しかし、これらの記述の信憑性については、様々な見解が存在する。一部の学者は、秦の時代には儒教的な倫理観がまだ確立されておらず、趙姫の行動が当時の社会規範において必ずしも問題視されるものではなかった可能性を指摘している。また、始皇帝の強大な権力を貶めるため、あるいは呂不韋を失脚させるための政治的プロパガンダとして、彼女の行動が誇張された可能性も考慮されるべきである。史料の解釈には多角的な視点が必要である。
4. 始皇帝と秦朝への影響
趙姫の波乱に満ちた人生は、息子である秦始皇の性格形成と、彼が築き上げた秦朝の統治スタイルに間接的ながらも深い影響を与えたと考えられている。

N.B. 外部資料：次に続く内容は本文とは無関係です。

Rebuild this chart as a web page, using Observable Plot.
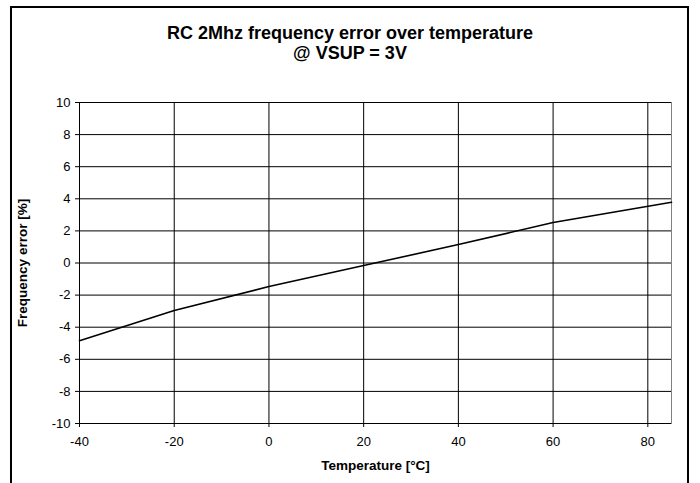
<!DOCTYPE html>
<html>
<head>
<meta charset="utf-8">
<script src="https://cdn.jsdelivr.net/npm/d3@7"></script>
<script src="https://cdn.jsdelivr.net/npm/@observablehq/plot@0.6"></script>
<style>
  html, body { margin: 0; padding: 0; background: #fff; }
  #wrap { position: relative; width: 700px; height: 483px; overflow: hidden; font-family: "Liberation Sans", Arial, sans-serif; }
  #frame { position: absolute; left: 10px; top: 6px; width: 679px; height: 500px; border: 2px solid #000; box-sizing: border-box; pointer-events: none; }
  #title { height: 70px; box-sizing: border-box; padding-top: 23px; text-align: center; font-weight: bold; font-size: 18px; line-height: 20px; color: #000; }
</style>
</head>
<body>
<div id="wrap">
  <div id="title">RC 2Mhz frequency error over temperature<br>@ VSUP = 3V</div>
  <div id="chart"></div>
  <div id="frame"></div>
</div>
<script>
const temperature = [-40, -20, 0, 20, 40, 60, 85];
const freqError = [-4.85, -2.96, -1.47, -0.16, 1.15, 2.52, 3.78];
const xTicks = [-40, -20, 0, 20, 40, 60, 80];
const yTicks = [-10, -8, -6, -4, -2, 0, 2, 4, 6, 8, 10];
const xLabel = "Temperature [°C]";
const yLabel = "Frequency error [%]";

const data = temperature.map((t, i) => ({t, e: freqError[i]}));

const chart = Plot.plot({
  width: 700,
  height: 413,
  marginLeft: 79,
  marginRight: 29,
  marginTop: 32,
  marginBottom: 60,
  style: {fontFamily: "Liberation Sans, Arial, sans-serif", fontSize: "13px", color: "#000", background: "transparent"},
  x: {domain: [-40, 85]},
  y: {domain: [-10, 10]},
  marks: [
    Plot.frame({stroke: "#808080"}),
    Plot.ruleX(xTicks, {stroke: "#000", strokeWidth: 1}),
    Plot.ruleY(yTicks, {stroke: "#000", strokeWidth: 1}),
    Plot.axisX({ticks: xTicks, tickSize: 4, tickPadding: 9, tickFormat: d => String(d), label: null, fontSize: 13}),
    Plot.axisX({ticks: [], tickSize: 0, label: xLabel, labelAnchor: "center", labelArrow: "none", labelOffset: 46, fontSize: 13.5}),
    Plot.axisY({ticks: yTicks, tickSize: 4, tickPadding: 5, tickFormat: d => String(d), label: null, fontSize: 13}),
    Plot.axisY({ticks: [], tickSize: 0, label: yLabel, labelAnchor: "center", labelArrow: "none", labelOffset: 62, fontSize: 13.5}),
    Plot.line(data, {x: "t", y: "e", stroke: "#000", strokeWidth: 1.6})
  ]
});
d3.select(chart).selectAll("[aria-label='x-axis label'] text, [aria-label='y-axis label'] text").style("font-weight", "bold");
document.getElementById("chart").appendChild(chart);
</script>
</body>
</html>
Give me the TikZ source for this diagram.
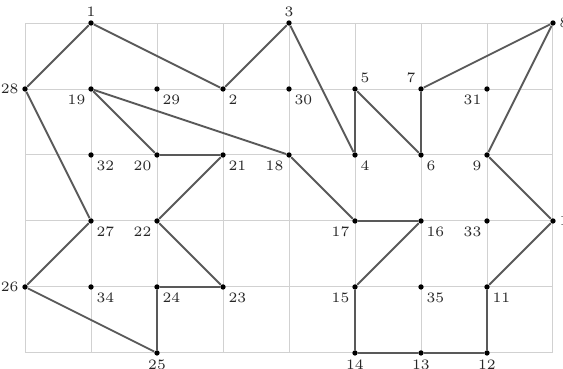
\documentclass[tikz,border=0pt]{standalone}
\begin{document}
\begin{tikzpicture}[x=1cm,y=1cm,
  dot/.style={circle,fill=black,inner sep=0pt,minimum size=2.3pt},
  every label/.style={font=\fontsize{6.2}{7}\selectfont,inner sep=1.3pt,text=black!85},
  edge/.style={draw=black!65,line width=0.8pt},
  gridline/.style={draw=black!18,line width=0.4pt}]
\useasboundingbox (-0.379,-0.242) rectangle (8.152,5.348);
\draw[gridline] (0,0) grid (8,5);
% points (grid units)
\node[dot,label=above:1] (p1) at (1,5) {};
\node[dot,label=below right:2] (p2) at (3,4) {};
\node[dot,label=above:3] (p3) at (4,5) {};
\node[dot,label=below right:4] (p4) at (5,3) {};
\node[dot,label=above right:5] (p5) at (5,4) {};
\node[dot,label=below right:6] (p6) at (6,3) {};
\node[dot,label=above left:7] (p7) at (6,4) {};
\node[dot,label=right:8] (p8) at (8,5) {};
\node[dot,label=below left:9] (p9) at (7,3) {};
\node[dot,label=right:10] (p10) at (8,2) {};
\node[dot,label=below right:11] (p11) at (7,1) {};
\node[dot,label=below:12] (p12) at (7,0) {};
\node[dot,label=below:13] (p13) at (6,0) {};
\node[dot,label=below:14] (p14) at (5,0) {};
\node[dot,label=below left:15] (p15) at (5,1) {};
\node[dot,label=below right:16] (p16) at (6,2) {};
\node[dot,label=below left:17] (p17) at (5,2) {};
\node[dot,label=below left:18] (p18) at (4,3) {};
\node[dot,label=below left:19] (p19) at (1,4) {};
\node[dot,label=below left:20] (p20) at (2,3) {};
\node[dot,label=below right:21] (p21) at (3,3) {};
\node[dot,label=below left:22] (p22) at (2,2) {};
\node[dot,label=below right:23] (p23) at (3,1) {};
\node[dot,label=below right:24] (p24) at (2,1) {};
\node[dot,label=below:25] (p25) at (2,0) {};
\node[dot,label=left:26] (p26) at (0,1) {};
\node[dot,label=below right:27] (p27) at (1,2) {};
\node[dot,label=left:28] (p28) at (0,4) {};
\node[dot,label=below right:29] (p29) at (2,4) {};
\node[dot,label=below right:30] (p30) at (4,4) {};
\node[dot,label=below left:31] (p31) at (7,4) {};
\node[dot,label=below right:32] (p32) at (1,3) {};
\node[dot,label=below left:33] (p33) at (7,2) {};
\node[dot,label=below right:34] (p34) at (1,1) {};
\node[dot,label=below right:35] (p35) at (6,1) {};
% polygon
\foreach \a/\b in {1/2,2/3,3/4,4/5,5/6,6/7,7/8,8/9,9/10,10/11,11/12,12/13,13/14,14/15,15/16,16/17,17/18,18/19,19/20,20/21,21/22,22/23,23/24,24/25,25/26,26/27,27/28,28/1}
  \draw[edge] (p\a) -- (p\b);
\end{tikzpicture}
\end{document}
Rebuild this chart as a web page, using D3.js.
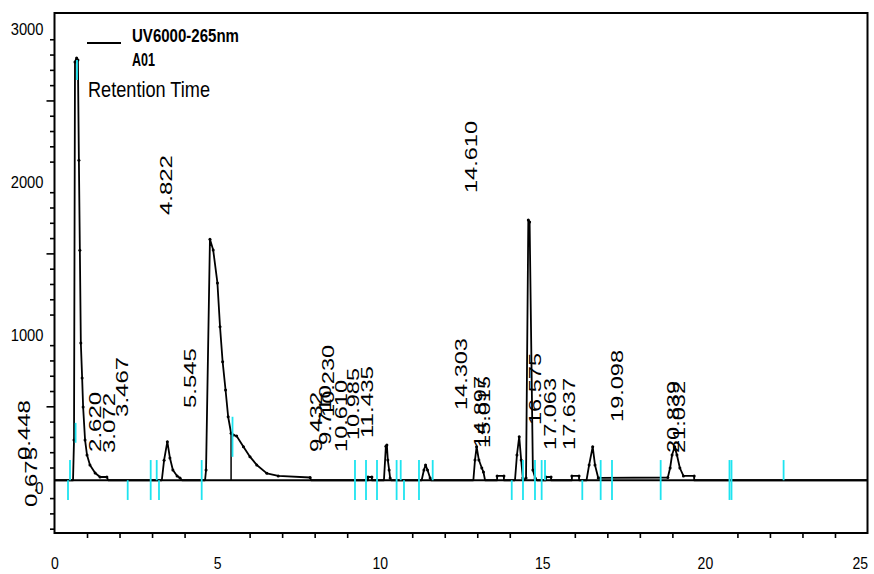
<!DOCTYPE html>
<html>
<head>
<meta charset="utf-8">
<script src="https://cdn.jsdelivr.net/npm/d3@7"></script>
<style>
    body { margin: 0; background: #fff; }
    svg { display: block; }
</style>
</head>
<body>
<svg id="chart" width="874" height="574"></svg>
<script>
// chromatogram trace (minutes, mAU)
const traceTime = [0.00, 0.57, 0.60, 0.63, 0.68, 0.72, 0.75, 0.78, 0.81, 0.85, 0.88, 0.94, 1.00, 1.09, 1.25, 1.40, 1.61, 1.65,
    3.30, 3.37, 3.47, 3.55, 3.64, 3.77, 3.86, 3.92,
    4.63, 4.66, 4.78, 4.88, 5.01, 5.09, 5.17, 5.26, 5.34, 5.43, 5.50, 5.60, 5.81, 6.01, 6.22, 6.53, 6.88, 7.86, 7.89,
    9.64, 9.64, 9.76, 9.76, 10.13, 10.19, 10.22, 10.25, 10.29, 10.32, 10.35,
    11.29, 11.36, 11.41, 11.47, 11.55, 11.58,
    12.88, 12.93, 12.98, 13.05, 13.14, 13.19, 13.24,
    13.61, 13.61, 13.82, 13.82,
    14.16, 14.22, 14.29, 14.35, 14.40, 14.44, 14.50, 14.57, 14.61, 14.71, 14.78, 14.84,
    15.11, 15.11, 15.27, 15.27,
    15.91, 15.91, 16.13, 16.13,
    16.36, 16.44, 16.55, 16.62, 16.72, 16.77,
    18.86, 18.93, 18.99, 19.07, 19.14, 19.23, 19.34, 19.67, 19.67, 25.00];
const traceSignal = [20, 20, 283, 2755, 2781, 2768, 2113, 1524, 917, 688, 499, 283, 185, 120, 67, 41, 41, 20,
    20, 151, 272, 165, 87, 48, 35, 20,
    20, 87, 1595, 1525, 1310, 1024, 795, 610, 435, 327, 316, 309, 239, 174, 120, 65, 48, 38, 20,
    20, 41, 41, 20, 20, 243, 250, 152, 87, 35, 20,
    20, 87, 120, 87, 35, 20,
    20, 152, 239, 152, 100, 74, 20,
    20, 48, 48, 20,
    20, 185, 305, 152, 35, 20, 35, 1722, 1709, 87, 35, 20,
    20, 41, 41, 20,
    20, 48, 48, 20,
    20, 120, 239, 120, 35, 35,
    38, 100, 185, 239, 185, 100, 48, 48, 20, 20];
const baselineLevel = 20;

// retention time labels and the signal level where each label starts
const peakLabels = ["0.448", "0.675", "2.620", "3.072", "3.467", "4.822", "5.545", "9.432", "9.710", "10.230",
    "10.610", "10.985", "11.435", "14.303", "14.610", "14.897", "15.015", "16.575", "17.063", "17.637",
    "19.098", "20.839", "21.032"];
const labelLevel = [152, -155, 205, 198, 434, 1754, 492, 205, 250, 434,
    205, 283, 296, 479, 1898, 231, 231, 381, 218, 218,
    401, 198, 198];

// integration markers (cyan): time, top, bottom
const markTime = [0.415, 0.477, 0.649, 0.692, 2.251, 2.958, 3.143, 3.213, 4.526, 5.474,
    9.24, 9.579, 9.917, 10.52, 10.646, 10.747, 11.208, 11.63,
    14.06, 14.406, 14.775, 14.98, 15.083, 16.23, 16.795, 17.143, 18.64, 20.756, 20.818, 22.42];
const markTop = [20, 152, 395, 2768, 20, 152, 152, 20, 152, 435,
    152, 152, 152, 152, 152, 20, 152, 152,
    20, 152, 152, 152, 152, 20, 152, 152, 152, 152, 152, 152];
const markBottom = [-109, 20, 265, 2637, -109, -109, 20, -109, -109, 173,
    -109, -109, -109, -109, 20, -109, -109, 20,
    -109, -109, -109, -109, 20, -109, -109, -109, -109, -109, -109, 20];

const dropTime = [5.43];
const dropLevel = [327];

const xMajor = [0, 5, 10, 15, 20, 25];
const yMajor = [0, 1000, 2000, 3000];

const font = "'Liberation Sans', Arial, sans-serif";

const svg = d3.select("#chart");

const x = d3.scaleLinear()
    .domain([0, 25])
    .range([54.5, 867.5]);
const y = d3.scaleLinear()
    .domain([-325, 3075])
    .range([533, 13]);

// x axis: minor ticks only, then the labels
svg.append("g")
    .attr("transform", `translate(0, ${y.range()[0]})`)
    .call(d3.axisBottom(x).tickValues(d3.range(1, 25).filter(d => d % 5)).tickSize(5).tickFormat(""))
    .call(g => g.select(".domain").remove())
    .selectAll("line")
    .attr("stroke", "#000")
    .attr("stroke-width", 1.6);

svg.append("g")
    .attr("transform", `translate(0, ${y.range()[0]})`)
    .call(d3.axisBottom(x).tickValues(xMajor).tickSize(0).tickPadding(24).tickFormat(d3.format("d")))
    .call(g => g.select(".domain").remove())
    .selectAll("text")
    .attr("textLength", d => String(d).length * 7.8)
    .attr("lengthAdjust", "spacingAndGlyphs")
    // the last label sits against the right edge, keep it inside
    .attr("text-anchor", d => d === 25 ? "end" : "middle")
    .attr("dx", 0)
    .style("font-family", font)
    .style("font-size", "16.5px")
    .style("fill", "#000");

// y axis: minor ticks every 100, longer at the 500s
const yMinor = d3.range(-300, 3001, 100).filter(d => d % 1000 !== 0);
svg.append("g")
    .attr("transform", `translate(${x.range()[0]}, 0)`)
    .selectAll("line")
    .data(yMinor)
    .enter()
    .append("line")
    .attr("x1", d => d % 500 === 0 ? -8 : -4.5)
    .attr("x2", 0)
    .attr("y1", d => y(d))
    .attr("y2", d => y(d))
    .attr("stroke", "#000")
    .attr("stroke-width", 1.6);

svg.append("g")
    .attr("transform", `translate(${x.range()[0]}, 0)`)
    .call(d3.axisLeft(y).tickValues(yMajor).tickSize(0).tickPadding(11).tickFormat(d3.format("d")))
    .call(g => g.select(".domain").remove())
    .selectAll("text")
    .attr("dy", "0.6em")
    .attr("textLength", d => String(d).length * 8.2)
    .attr("lengthAdjust", "spacingAndGlyphs")
    .style("font-family", font)
    .style("font-size", "16.5px")
    .style("fill", "#000");

// frame
svg.append("rect")
    .attr("x", x.range()[0])
    .attr("y", y.range()[1])
    .attr("width", x.range()[1] - x.range()[0])
    .attr("height", y.range()[0] - y.range()[1])
    .attr("fill", "none")
    .attr("stroke", "#000")
    .attr("stroke-width", 2);

// baseline
svg.append("line")
    .attr("x1", x(0))
    .attr("x2", x(25))
    .attr("y1", y(baselineLevel))
    .attr("y2", y(baselineLevel))
    .attr("stroke", "#000")
    .attr("stroke-width", 2);

const trace = traceTime.map((t, i) => ({ t: t, v: traceSignal[i] }));

const line = d3.line()
    .x(d => x(d.t))
    .y(d => y(d.v));

svg.append("path")
    .datum(trace)
    .attr("fill", "none")
    .attr("stroke", "#000")
    .attr("stroke-width", 1.8)
    .attr("stroke-linejoin", "round")
    .attr("d", line);

svg.append("g")
    .selectAll("circle")
    .data(trace.filter(d => d.v > 30))
    .enter()
    .append("circle")
    .attr("cx", d => x(d.t))
    .attr("cy", d => y(d.v))
    .attr("r", 1.5)
    .attr("fill", "#000");

svg.append("g")
    .selectAll("line")
    .data(dropTime)
    .enter()
    .append("line")
    .attr("x1", d => x(d))
    .attr("x2", d => x(d))
    .attr("y1", (d, i) => y(dropLevel[i]))
    .attr("y2", y(baselineLevel))
    .attr("stroke", "#000")
    .attr("stroke-width", 1.5);

// cyan markers
svg.append("g")
    .selectAll("line")
    .data(markTime)
    .enter()
    .append("line")
    .attr("x1", d => x(d))
    .attr("x2", d => x(d))
    .attr("y1", (d, i) => y(markTop[i]))
    .attr("y2", (d, i) => y(markBottom[i]))
    .attr("stroke", "#1ee4f0")
    .attr("stroke-width", 1.8);

// rotated retention time labels
svg.append("g")
    .selectAll("text")
    .data(peakLabels)
    .enter()
    .append("text")
    .attr("transform", (d, i) => `translate(${x(+d) - (d.length === 5 ? 39 : 53)}, ${y(labelLevel[i])}) rotate(-90)`)
    .attr("textLength", d => d.length * 12)
    .attr("lengthAdjust", "spacingAndGlyphs")
    .style("font-family", font)
    .style("font-size", "17px")
    .style("fill", "#000")
    .text(d => d);

// legend
svg.append("line")
    .attr("x1", 87)
    .attr("x2", 121)
    .attr("y1", 43)
    .attr("y2", 43)
    .attr("stroke", "#000")
    .attr("stroke-width", 2);

svg.append("text")
    .attr("x", 132)
    .attr("y", 42)
    .attr("textLength", 107)
    .attr("lengthAdjust", "spacingAndGlyphs")
    .style("font-family", font)
    .style("font-weight", "bold")
    .style("font-size", "17.5px")
    .text("UV6000-265nm");

svg.append("text")
    .attr("x", 132)
    .attr("y", 66)
    .attr("textLength", 23)
    .attr("lengthAdjust", "spacingAndGlyphs")
    .style("font-family", font)
    .style("font-weight", "bold")
    .style("font-size", "17.5px")
    .text("A01");

svg.append("text")
    .attr("x", 88)
    .attr("y", 97)
    .attr("textLength", 122)
    .attr("lengthAdjust", "spacingAndGlyphs")
    .style("font-family", font)
    .style("font-size", "21.5px")
    .text("Retention Time");
</script>
</body>
</html>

幼少期に邯鄲で人質として過ごし、母と共に命の危険に晒された経験は、秦王政の心に深い不信感と孤独感を植え付けた可能性がある。また、母趙姫と呂不韋、そして嫪毐との間のスキャンダル、特に嫪毐の反乱とそれに伴う母の幽閉、異父弟たちの処刑という一連の出来事は、秦王政に強烈な衝撃を与えた。
この経験は、彼が成人してからの統治において、極端なまでの中央集権化、法による厳格な統治(法家思想の徹底)、そして権力に対する異常なまでの執着に繋がったと推測される。彼は、母の不貞や家臣の裏切りといった人間関係の破綻を目の当たりにしたことで、他人に対する不信感を募らせ、絶対的な権力掌握と、いかなる反抗も許さない厳罰主義を追求するようになったのかもしれない。
また、嫪毐の乱を鎮圧し、関係者を徹底的に粛清した秦王政の冷徹さは、その後の焚書坑儒や万里の長城建設、阿房宮造営といった大規模な事業を強行する際の強権的な姿勢にも通じるものがある。趙姫の存在は、秦朝の初代皇帝がどのような人物として形成され、その統治がどのような特徴を持つに至ったかを理解する上で、重要な背景の一つとなっている。
5. 大衆文化における描写
趙姫の波乱に満ちた生涯は、現代の様々な大衆文化作品において、多様な解釈で描かれている。
- 漫画・アニメ**
- 『キングダム』(原泰久作):美しい踊り子として登場し、呂不韋の愛人であったと描かれる。邯鄲で政を出産した後、息子に対してサディスティックなまでに冷淡な態度をとる。嫪毐の乱の後、彼女は幽閉されるが、嫪毐との間の子供たちは秘密裏に追放され、殺されることはなかったとされている。
- 映画**
- 『秦・始皇帝』(1962年):山田五十鈴が趙姫を演じた。
- 『始皇帝暗殺』(1998年):顧永菲(クー・ヨンフェイ)が趙姫を演じた。
- テレビドラマ**
- 『東周列国 戦国篇』(1997年):沈玲が趙姫を演じた。
- 『始皇帝烈伝 ファーストエンペラー』(2001年):宋佳が趙姫を演じた。
- 『麗姫と始皇帝~月下の誓い~』(2017年):陳依莎が趙姫を演じた。
- 『コウラン伝 始皇帝の母』(2019年):呉謹言(ウー・ジンイエン)が主演し、趙姫を演じた。
- 『始皇帝天下統一』(原題『大秦賦』、2020年):朱珠(チュウ・チュウ)が趙姫を演じた。